Charting, coding, and triage all look like text problems. Until you read the case law. A view from the floor on where LLMs work in healthcare workflows, and where they should not be allowed near a patient.
Where they work
- Ambient documentation. Listening to the encounter and drafting the note for the clinician's review. The clinician edits, signs, owns. Massive time savings; clinicians love it; the legal posture is clean.
- Coding assist. Suggesting ICD-10/CPT codes from the documentation. The coder approves. Throughput up; coder satisfaction up; audit trail intact.
- Inbox triage. Drafting responses to non-urgent patient messages for clinician review. Frees up clinician time for the messages that need them.
- Prior authorization.
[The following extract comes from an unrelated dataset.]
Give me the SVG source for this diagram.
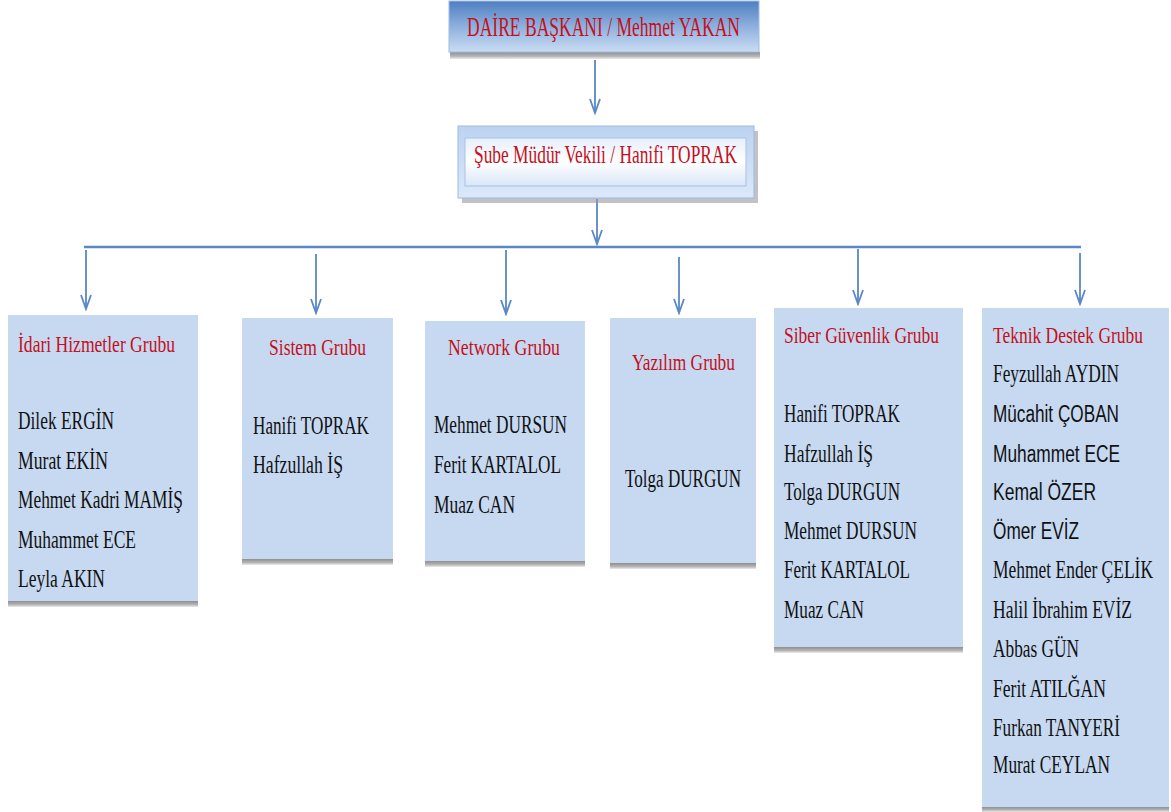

Drafting the appeal letter from the chart and the denial reason. A surprisingly high-leverage application.
Where they break
- Autonomous triage. The cost of missing one acute case dwarfs the savings of triaging a thousand routine ones. The model goes in front of a clinician, not in front of the patient.
- Diagnosis. Even with a clinician in the loop, raw diagnosis is too high-stakes for current models without specialty-specific evaluation. Use it as differential generation, not as the answer.
- Medication orders. Hard no, in our practice. Even with HITL, the failure mode is too dangerous and the regulatory exposure is severe.
- Direct-to-patient symptom checkers without a clinician backstop. A liability problem disguised as a product.
What HIPAA actually demands
HIPAA does not say "no LLMs." It says: a Business Associate Agreement with any vendor that touches PHI, audit logs, access controls, encryption in transit and at rest, breach notification. Most major model providers will sign a BAA in 2026. Read it. Track which models are covered (not all are).
In healthcare AI, the question is never "can the model do this?" It is "who is the responsible clinician for this decision, and have they signed off?"
The clinical AI rollout pattern that works
Pilot with one specialty, one workflow, one site. Measure: time saved, error rate, clinician satisfaction. Iterate for a quarter. Then expand. The hospitals we have seen succeed move slowly and well; the ones that have failed went broad before they went deep.